Ida (Ida, Pawel Pawlikowski, 2013)
La novizia Anna prima di prendere i voti si reca a visitare la zia per la prima volta nella sua vita. Wanda Grus è una donna attraente di mezza età, soprannominata “Wanda la sanguinaria” per essere stata la giudice di grandi processi pubblici contro i nemici del socialismo in Polonia. La donna rivela alla nipote una scomoda verità: il vero nome di Anna è Ida ed è figlia di ebrei, di Rouge, una pittrice di cui restano solo «vetri colorati circondati da sterco di mucca», e di un uomo insignificante, morti durante l’invasione nazista.
Inizia così un viaggio condiviso, in cui Wanda ha un duplice compito: la funzione di condurre lo sguardo di Ida attraverso una Polonia suburbana a tratti rurale alla ricerca della verità sulla morte dei genitori, ed anche quello di iniziarla al mondo esterno, perché «Gesù andava in mezzo alla gente», e quindi di liberarla ai piaceri del mondo. Gli occhi neri della ragazza non riescono però ad afferrare ciò che la circonda.
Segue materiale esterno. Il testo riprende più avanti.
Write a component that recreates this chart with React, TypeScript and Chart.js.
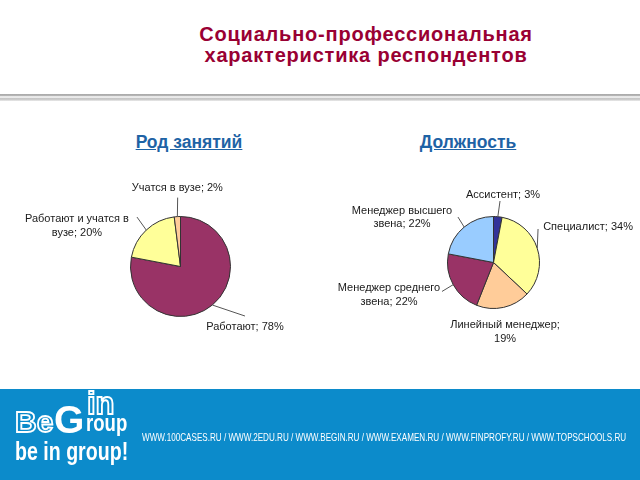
import React, { useEffect, useRef } from "react";
import { Chart, registerables } from "chart.js";

Chart.register(...registerables);

// ---- Data ----
const occupationLabels = ["Работают", "Работают и учатся в вузе", "Учатся в вузе"];
const occupationValues = [78, 20, 2];
const occupationColors = ["#993366", "#FFFF99", "#FFCC99"];

const positionLabels = [
  "Ассистент",
  "Специалист",
  "Линейный менеджер",
  "Менеджер среднего звена",
  "Менеджер высшего звена",
];
const positionValues = [3, 34, 19, 22, 22];
const positionColors = ["#333399", "#FFFF99", "#FFCC99", "#993366", "#99CCFF"];

const titleLines = ["Социально-профессиональная", "характеристика респондентов"];
const occupationTitle = "Род занятий";
const positionTitle = "Должность";
const footerUrls = [
  "WWW.100CASES.RU",
  "WWW.2EDU.RU",
  "WWW.BEGIN.RU",
  "WWW.EXAMEN.RU",
  "WWW.FINPROFY.RU",
  "WWW.TOPSCHOOLS.RU",
];

// ---- Label layout (offsets from each slice's outer edge midpoint) ----
type LabelLayout = { dx: number; dy: number; lx?: number; ly?: number; maxWidth: number };

const occupationLabelLayout: LabelLayout[] = [
  { dx: 32.6, dy: 22, lx: 32.6, ly: 11, maxWidth: 1000 },
  { dx: -69.3, dy: -4, lx: -9.3, ly: -13, maxWidth: 125 },
  { dx: 0, dy: -28.6, lx: 0.3, ly: -19, maxWidth: 1000 },
];

const positionLabelLayout: LabelLayout[] = [
  { dx: 5.2, dy: -21.7, lx: 2.2, ly: -15.7, maxWidth: 1000 },
  { dx: 50.8, dy: -21.3, lx: 0.8, ly: -19.3, maxWidth: 1000 },
  { dx: 1.5, dy: 24.6, maxWidth: 115 },
  { dx: -64.2, dy: 10.3, lx: -11.2, ly: 6.8, maxWidth: 108 },
  { dx: -62.2, dy: -9.6, lx: -6.2, ly: -10, maxWidth: 108 },
];

const LABEL_FONT = "11px 'Liberation Sans', Arial, sans-serif";

function wrapText(ctx: CanvasRenderingContext2D, text: string, maxWidth: number): string[] {
  const words = text.split(" ");
  const lines: string[] = [];
  let cur = "";
  for (const w of words) {
    const t = cur ? cur + " " + w : w;
    if (cur && ctx.measureText(t).width > maxWidth) {
      lines.push(cur);
      cur = w;
    } else {
      cur = t;
    }
  }
  if (cur) lines.push(cur);
  return lines;
}

function makeLabelPlugin(layout: LabelLayout[]) {
  return {
    id: "pieLabels",
    afterDatasetsDraw(chart: any) {
      const ctx: CanvasRenderingContext2D = chart.ctx;
      const meta = chart.getDatasetMeta(0);
      const labels = chart.data.labels as string[];
      const values = chart.data.datasets[0].data as number[];
      ctx.save();
      ctx.font = LABEL_FONT;
      ctx.fillStyle = "#1a1a1a";
      ctx.strokeStyle = "#555555";
      ctx.lineWidth = 1;
      ctx.textAlign = "center";
      ctx.textBaseline = "middle";
      meta.data.forEach((arc: any, i: number) => {
        const p = arc.getProps(["x", "y", "startAngle", "endAngle", "outerRadius"], true);
        const mid = (p.startAngle + p.endAngle) / 2;
        const ex = p.x + Math.cos(mid) * p.outerRadius;
        const ey = p.y + Math.sin(mid) * p.outerRadius;
        const L = layout[i];
        if (L.lx !== undefined && L.ly !== undefined) {
          ctx.beginPath();
          ctx.moveTo(ex, ey);
          ctx.lineTo(ex + L.lx, ey + L.ly);
          ctx.stroke();
        }
        const lines = wrapText(ctx, `${labels[i]}; ${values[i]}%`, L.maxWidth);
        const lh = 13.5;
        const cy = ey + L.dy - ((lines.length - 1) * lh) / 2;
        lines.forEach((ln, k) => ctx.fillText(ln, ex + L.dx, cy + k * lh));
      });
      ctx.restore();
    },
  };
}

type PieProps = {
  labels: string[];
  values: number[];
  colors: string[];
  layout: LabelLayout[];
  padding: { left: number; right: number; top: number; bottom: number };
  style: React.CSSProperties;
  width: number;
  height: number;
};

function Pie({ labels, values, colors, layout, padding, style, width, height }: PieProps) {
  const ref = useRef<HTMLCanvasElement | null>(null);
  useEffect(() => {
    if (!ref.current) return;
    const chart = new Chart(ref.current, {
      type: "pie",
      data: {
        labels,
        datasets: [
          {
            data: values,
            backgroundColor: colors,
            borderColor: "#333333",
            borderWidth: 1,
          },
        ],
      },
      options: {
        responsive: false,
        animation: false,
        layout: { padding },
        plugins: {
          legend: { display: false },
          tooltip: { enabled: false },
        },
      },
      plugins: [makeLabelPlugin(layout)],
    });
    return () => chart.destroy();
  }, []);
  return <canvas ref={ref} width={width} height={height} style={{ position: "absolute", width, height, ...style }} />;
}

function FitText({ text, width, style }: { text: string; width: number; style: React.CSSProperties }) {
  const ref = useRef<HTMLSpanElement | null>(null);
  useEffect(() => {
    const el = ref.current;
    if (!el) return;
    const w = el.offsetWidth;
    if (w > 0) el.style.transform = `scaleX(${width / w})`;
  }, []);
  return (
    <span
      ref={ref}
      style={{
        position: "absolute",
        whiteSpace: "nowrap",
        transformOrigin: "left center",
        display: "inline-block",
        ...style,
      }}
    >
      {text}
    </span>
  );
}

export default function App() {
  const outline: React.CSSProperties = {
    position: "absolute",
    color: "transparent",
    WebkitTextStroke: "1.8px #ffffff",
    fontFamily: "'Liberation Sans', Arial, sans-serif",
    fontWeight: 700,
    lineHeight: 1,
  } as React.CSSProperties;
  const filled: React.CSSProperties = {
    position: "absolute",
    color: "#ffffff",
    fontFamily: "'Liberation Sans', Arial, sans-serif",
    fontWeight: 700,
    lineHeight: 1,
  };
  const subtitle: React.CSSProperties = {
    position: "absolute",
    top: 132,
    width: 200,
    textAlign: "center",
    color: "#1E63A5",
    fontWeight: 700,
    fontSize: 17.5,
    lineHeight: "20px",
    textDecoration: "underline",
  };
  return (
    <div
      style={{
        position: "fixed",
        left: 0,
        top: 0,
        width: 640,
        height: 480,
        background: "#ffffff",
        overflow: "hidden",
        fontFamily: "'Liberation Sans', Arial, sans-serif",
      }}
    >
      <div
        style={{
          position: "absolute",
          left: 116,
          top: 24,
          width: 500,
          textAlign: "center",
          color: "#990033",
          fontSize: 20,
          fontWeight: 700,
          letterSpacing: 0.8,
          lineHeight: "21px",
        }}
      >
        {titleLines.map((t) => (
          <div key={t}>{t}</div>
        ))}
      </div>
      <div
        style={{
          position: "absolute",
          left: 0,
          top: 94,
          width: 640,
          height: 7,
          background:
            "linear-gradient(to bottom, #a9a9a9 0px, #b8b8b8 2px, #e6e6e6 2px, #ececec 4px, #c4c4c4 4px, #cfcfcf 6px, #f2f2f2 7px)",
        }}
      />
      <div style={{ ...subtitle, left: 89 }}>{occupationTitle}</div>
      <div style={{ ...subtitle, left: 368 }}>{positionTitle}</div>

      <Pie
        labels={occupationLabels}
        values={occupationValues}
        colors={occupationColors}
        layout={occupationLabelLayout}
        padding={{ left: 130, right: 89, top: 56, bottom: 43 }}
        width={320}
        height={200}
        style={{ left: 0, top: 160 }}
      />
      <Pie
        labels={positionLabels}
        values={positionValues}
        colors={positionColors}
        layout={positionLabelLayout}
        padding={{ left: 127, right: 100, top: 56, bottom: 51 }}
        width={320}
        height={200}
        style={{ left: 320, top: 160 }}
      />

      <div
        style={{
          position: "absolute",
          left: 0,
          top: 389,
          width: 640,
          height: 91,
          background: "#0C8BCB",
        }}
      >
        <div style={{ position: "absolute", left: 0, top: -389, width: 640, height: 480 }}>
          <span style={{ ...outline, left: 15, top: 407, fontSize: 30 }}>Be</span>
          <span style={{ ...filled, left: 54, top: 400, fontSize: 39 }}>G</span>
          <span style={{ ...outline, left: 87, top: 388, fontSize: 31 }}>in</span>
          <FitText
            text="roup"
            width={41}
            style={{ ...filled, left: 86, top: 411, fontSize: 24 }}
          />
          <FitText
            text="be in group!"
            width={113}
            style={{ ...filled, left: 15, top: 438, fontSize: 26 }}
          />
          <FitText
            text={footerUrls.join(" / ")}
            width={484}
            style={{
              left: 142,
              top: 430,
              color: "#ffffff",
              font: "11px 'Liberation Sans', Arial, sans-serif",
              lineHeight: "14px",
            }}
          />
        </div>
      </div>
    </div>
  );
}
Ida è un film su due generazioni a confronto, due tipi di donne antitetiche, la cui ricerca delle radici è il pretesto per affrontare una tematica ben più ampia: la libertà.
Wanda “la sanguinaria” scambia la libertà con il libertinismo dell’alcool, delle sigarette e dei numerosi amanti da letto. Il candore di Ida la risveglia dall’illusione di essere libera, e ciò la conduce ad un tragico epilogo. E’ solo allora che la ragazza decide di «scendere sulla terra», di vestire i panni di Wanda conducendo lo stesso percorso della zia, di sentire il mondo, provando i piaceri terreni, per poi rifiutarli nella sequenza finale carica di lirismo e priva di retorica.
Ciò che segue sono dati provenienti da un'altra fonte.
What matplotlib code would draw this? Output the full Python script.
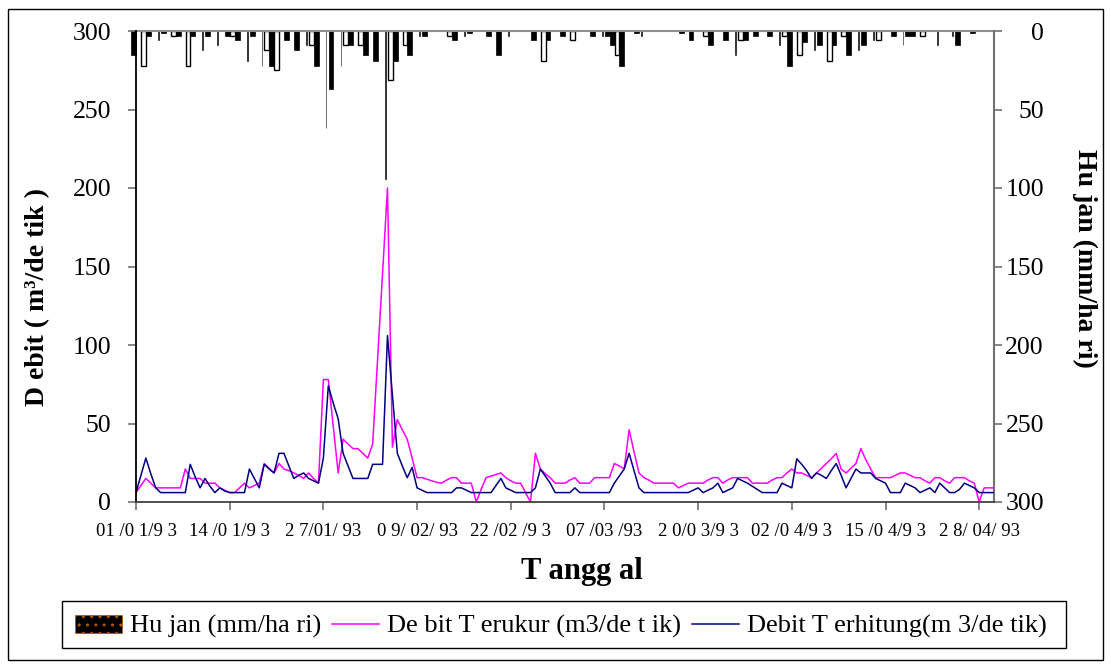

La ricerca di libertà delle due donne è la stessa che vive la Polonia negli anni sessanta, ricercandola nelle note di Naima di John Coltraine e nelle canzonette pop italiane, rispolverate in una sala di un albergo qualsiasi, nascondendo le proprie macerie post belliche, senza sapersi afferrare.
Pawel Pawlikowsky, polacco ma residente in Inghilterra, torna nella terra natia per affrontare tante tematiche: quella di due universi femminili opposti, della libertà e della memoria nazista. Paragonabile a Andrej Tarkovskij per lo “scolpire il tempo”, usa un linguaggio dai tagli fotografici anticonvenzionali per riprodurre quell’inafferrabilità del mondo visto con innocenza, dal bianco e nero che regala un’aura di atemporalità ed universalità alla narrazione e dai dialoghi ridotti alla sintesi.
Un capolavoro premiato come miglior film straniero agli Oscar 2015.